Taken as a stand-alone episode, it worked well and the Doctor was more pro-active than in ‘Night Terrors’, despite being trapped in the TARDIS for most of the episode. The premise was more than a little silly, as the whole episode hinged on Amy pressing the wrong button on a door and subsequently having to enter a quarantine facility for no very good reason. After I’d spent the first five minutes shouting at them all for being stupid enough not to clarify which button everyone meant, though, the main plot got going and I was drawn into the story.

Unfortunately for Amy Pond, the Doctor seems to have a regrettable tendency to always turn up late to collect her, accidentally leaving her alone in quarantine for 36 years.

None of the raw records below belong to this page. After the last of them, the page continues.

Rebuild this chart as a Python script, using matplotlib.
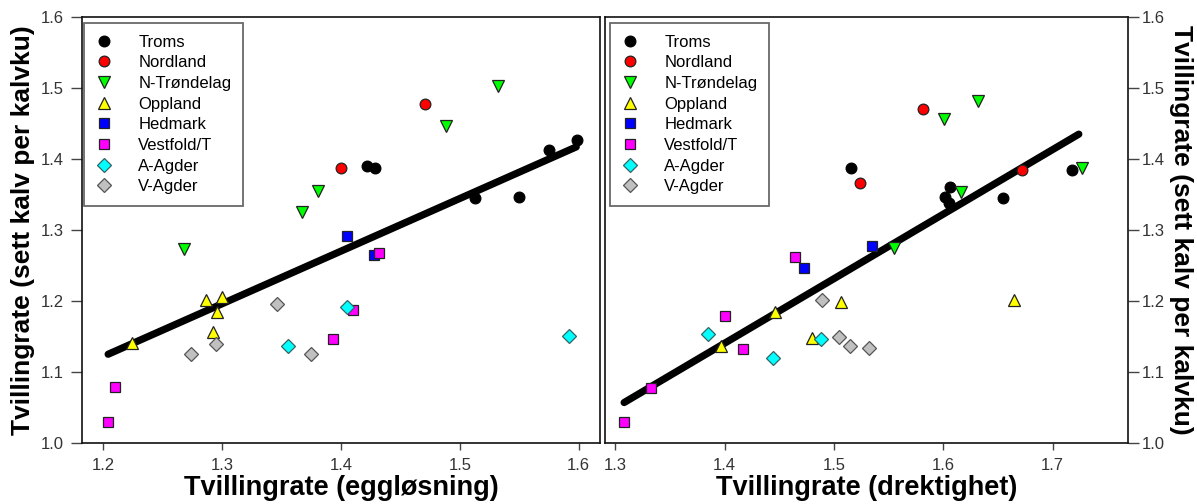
import matplotlib
matplotlib.use("Agg")
import matplotlib.pyplot as plt

plt.rcParams['font.family'] = ['Liberation Sans', 'DejaVu Sans']

# ---------------- data ----------------
groups = ["Troms", "Nordland", "N-Trøndelag", "Oppland", "Hedmark",
          "Vestfold/T", "A-Agder", "V-Agder"]

# Left panel: x = Tvillingrate (eggløsning)
left_x = {
    "Troms":       [1.599, 1.575, 1.513, 1.550, 1.422, 1.429],
    "Nordland":    [1.471, 1.400],
    "N-Trøndelag": [1.532, 1.488, 1.381, 1.367, 1.268],
    "Oppland":     [1.286, 1.300, 1.296, 1.292, 1.224],
    "Hedmark":     [1.405, 1.428],
    "Vestfold/T":  [1.432, 1.410, 1.393, 1.210, 1.204],
    "A-Agder":     [1.355, 1.405, 1.592],
    "V-Agder":     [1.274, 1.295, 1.346, 1.375],
}
left_y = {
    "Troms":       [1.427, 1.413, 1.345, 1.346, 1.390, 1.387],
    "Nordland":    [1.478, 1.387],
    "N-Trøndelag": [1.503, 1.447, 1.355, 1.326, 1.273],
    "Oppland":     [1.201, 1.205, 1.184, 1.156, 1.141],
    "Hedmark":     [1.291, 1.265],
    "Vestfold/T":  [1.268, 1.187, 1.146, 1.079, 1.029],
    "A-Agder":     [1.137, 1.191, 1.151],
    "V-Agder":     [1.126, 1.139, 1.196, 1.125],
}
left_fit_x = [1.204, 1.598]
left_fit_y = [1.125, 1.417]

# Right panel: x = Tvillingrate (drektighet)
right_x = {
    "Troms":       [1.516, 1.606, 1.602, 1.605, 1.655, 1.718],
    "Nordland":    [1.581, 1.524, 1.672],
    "N-Trøndelag": [1.601, 1.632, 1.616, 1.555, 1.727],
    "Oppland":     [1.397, 1.446, 1.480, 1.506, 1.665],
    "Hedmark":     [1.473, 1.535],
    "Vestfold/T":  [1.308, 1.333, 1.400, 1.417, 1.464],
    "A-Agder":     [1.385, 1.444, 1.488],
    "V-Agder":     [1.489, 1.505, 1.515, 1.532],
}
right_y = {
    "Troms":       [1.387, 1.361, 1.346, 1.338, 1.345, 1.385],
    "Nordland":    [1.471, 1.366, 1.385],
    "N-Trøndelag": [1.457, 1.482, 1.353, 1.274, 1.388],
    "Oppland":     [1.136, 1.185, 1.148, 1.198, 1.201],
    "Hedmark":     [1.247, 1.278],
    "Vestfold/T":  [1.030, 1.077, 1.179, 1.133, 1.262],
    "A-Agder":     [1.153, 1.120, 1.146],
    "V-Agder":     [1.201, 1.150, 1.136, 1.134],
}
right_fit_x = [1.308, 1.724]
right_fit_y = [1.057, 1.435]

left_xticks = [1.2, 1.3, 1.4, 1.5, 1.6]
right_xticks = [1.3, 1.4, 1.5, 1.6, 1.7]
yticks = [1.0, 1.1, 1.2, 1.3, 1.4, 1.5, 1.6]

ylabel = "Tvillingrate (sett kalv per kalvku)"
left_xlabel = "Tvillingrate (eggløsning)"
right_xlabel = "Tvillingrate (drektighet)"

# ---------------- styles ----------------
style = {
    "Troms":       dict(marker="o", ms=7.7, mfc="#000000", mec="#000000"),
    "Nordland":    dict(marker="o", ms=7.7, mfc="#FF0000", mec="#222222"),
    "N-Trøndelag": dict(marker="v", ms=8.5, mfc="#00FF00", mec="#222222"),
    "Oppland":     dict(marker="^", ms=8.0, mfc="#FFFF00", mec="#222222"),
    "Hedmark":     dict(marker="s", ms=7.5, mfc="#0000FF", mec="#222222"),
    "Vestfold/T":  dict(marker="s", ms=7.5, mfc="#FF00FF", mec="#222222"),
    "A-Agder":     dict(marker="D", ms=7.0, mfc="#00FFFF", mec="#336666"),
    "V-Agder":     dict(marker="D", ms=7.0, mfc="#C0C0C0", mec="#555555"),
}

W, H = 1197, 504
fig = plt.figure(figsize=(W / 100, H / 100), dpi=100)
axL = fig.add_axes([82 / W, 61 / H, 518 / W, 426 / H])
axR = fig.add_axes([605 / W, 61 / H, 523 / W, 426 / H])


def draw(ax, xs, ys, fx, fy, leg_x):
    ax.plot(fx, fy, color="black", lw=5.2, solid_capstyle="round", zorder=2)
    for g in groups:
        ax.plot(xs[g], ys[g], ls="none", mew=0.9, label=g, zorder=3, **style[g])
    ax.set_ylim(1.0, 1.6)
    ax.set_yticks(yticks)
    ax.set_yticklabels([f"{v:.1f}" for v in yticks])
    for s in ax.spines.values():
        s.set_linewidth(1.2)
        s.set_color("#111111")
    ax.tick_params(axis="both", labelsize=12, labelcolor="#333333",
                   color="#444444", width=1.0)
    ax.tick_params(axis="x", length=5, pad=6)
    leg = ax.legend(loc="upper left", bbox_to_anchor=(leg_x, 0.986),
                    borderaxespad=0, fontsize=12, frameon=True, fancybox=False,
                    edgecolor="#444444", handlelength=1.0, handletextpad=1.55,
                    labelspacing=0.34, borderpad=0.7)
    leg.get_frame().set_linewidth(1.3)
    leg.set_zorder(5)


draw(axL, left_x, left_y, left_fit_x, left_fit_y, 0.004)
draw(axR, right_x, right_y, right_fit_x, right_fit_y, 0.0096)

axL.set_xlim(1.182, 1.618)
axL.set_xticks(left_xticks)
axL.set_xticklabels([f"{v:.1f}" for v in left_xticks])
axL.tick_params(axis="y", length=8, pad=5)
axL.set_xlabel(left_xlabel, fontsize=19.5, fontweight="bold", labelpad=1)

axR.set_xlim(1.2905, 1.769)
axR.set_xticks(right_xticks)
axR.set_xticklabels([f"{v:.1f}" for v in right_xticks])
axR.yaxis.tick_right()
axR.tick_params(axis="y", length=8, pad=2)
axR.set_xlabel(right_xlabel, fontsize=19.5, fontweight="bold", labelpad=1)

fig.text(23 / W, 0.5 + (H / 2 - 230) / H, ylabel, rotation=90, ha="center", va="center",
         fontsize=19, fontweight="bold")
fig.text(1181 / W, 0.5 + (H / 2 - 230) / H, ylabel, rotation=270, ha="center", va="center",
         fontsize=19, fontweight="bold")

fig.savefig("out.png", dpi=100)
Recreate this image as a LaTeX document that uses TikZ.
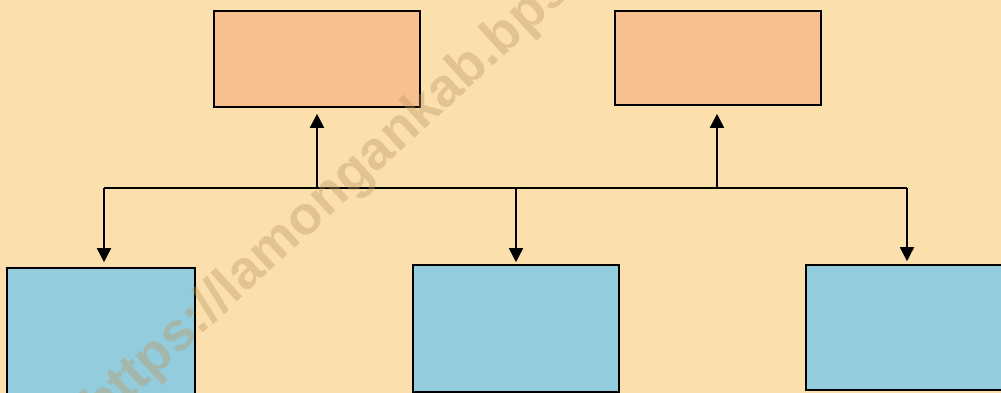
\documentclass[tikz,border=0pt]{standalone}
\usepackage{fontspec}
\newfontfamily\wmfont{Liberation Sans}
\usetikzlibrary{arrows.meta}
\definecolor{bgcol}{RGB}{251,224,174}
\definecolor{orangebox}{RGB}{249,192,143}
\definecolor{bluebox}{RGB}{147,204,220}
\definecolor{wmcol}{RGB}{190,150,95}
\tikzset{
  topbox/.style={draw=black, line width=1.6pt, fill=orangebox, inner sep=0pt},
  botbox/.style={draw=black, line width=1.6pt, fill=bluebox, inner sep=0pt},
  conn/.style={draw=black, line width=1.6pt},
  arr/.style={conn, -{Triangle[length=14pt,width=14pt]}},
}
\begin{document}
\begin{tikzpicture}[x=1pt,y=1pt]
\useasboundingbox (0,0) rectangle (1001,393);
\clip (0,0) rectangle (1001,393);
\fill[bgcol] (0,0) rectangle (1001,393);
% boxes
\node[topbox, minimum width=206pt, minimum height=96pt] (tl) at (317,334) {};
\node[topbox, minimum width=206pt, minimum height=94pt] (tr) at (718,335) {};
\node[botbox, minimum width=188pt, minimum height=135pt] (bl) at (101,57.5) {};
\node[botbox, minimum width=206pt, minimum height=127pt] (bm) at (516,64.5) {};
\node[botbox, minimum width=204pt, minimum height=125pt] (br) at (908,65.5) {};
% bus
\coordinate (b1) at (104,205);
\coordinate (b2) at (317,205);
\coordinate (b3) at (516,205);
\coordinate (b4) at (717,205);
\coordinate (b5) at (907,205);
\draw[conn] (b1) -- (b5);
\draw[arr, shorten >=5pt] (b1) -- (b1 |- bl.north);
\draw[arr, shorten >=2pt] (b3) -- (b3 |- bm.north);
\draw[arr, shorten >=3pt] (b5) -- (b5 |- br.north);
\draw[arr, shorten >=6pt] (b2) -- (b2 |- tl.south);
\draw[arr, shorten >=8pt] (b4) -- (b4 |- tr.south);
% watermark
\node[rotate=42.6, anchor=base west, inner sep=0pt, text=wmcol, opacity=0.38,
  font=\wmfont\bfseries\fontsize{54}{54}\selectfont] (wm) at (102,-33) {https://lamongankab.bps.go.id};
\end{tikzpicture}
\end{document}
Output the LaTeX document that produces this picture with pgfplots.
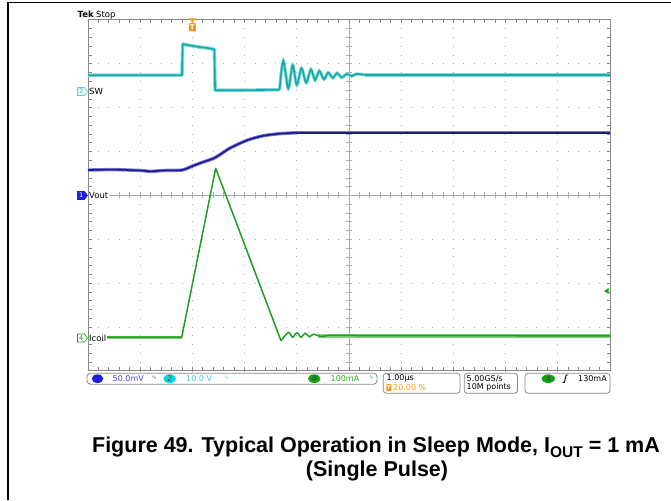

On this note, I have to say that the make-up artist did a great job aging Karen Gillan’s face for the role of the older Amy. Somehow in that time, Amy has acquired an attitude, a samurai sword and made a sonic screwdriver — am I the only one who’s wondering how she worked out how to make one of those? I liked the fact that Rory had to go it alone in the quarantine facility to save his wife, and that he and the Amys do most of the active work in saving her. It left the Doctor as a slightly Machiavellian figure controlling the situation from behind the scenes, which harks back to other darker episodes from previous series and gives this incarnation more of an edge than he’s shown so far, but I felt that both Rory and Amy blame the Doctor too easily for all their problems. Certainly the Doctor is in charge of the TARDIS, for a given value of ‘in charge’, but you can’t expect him to always be perfect in these ‘wibbly-wobbly, timey-wimey’ situations. Realistically, if Amy had thought to ask which button to press, she wouldn’t have been in the situation in the first place.

Apart from my slight frustration with their whininess, I enjoyed the episode. Amy and Rory were showing a bit more gumption than usual and Rory is really growing as a character, getting more to do and better lines. The interaction between the two Amys was interesting and we got to see a different facet of the Doctor’s character that hasn’t been on display much this season. Much as I like Matt Smith’s version of the Doctor, I think it suddenly became more believable that he is a very old alien.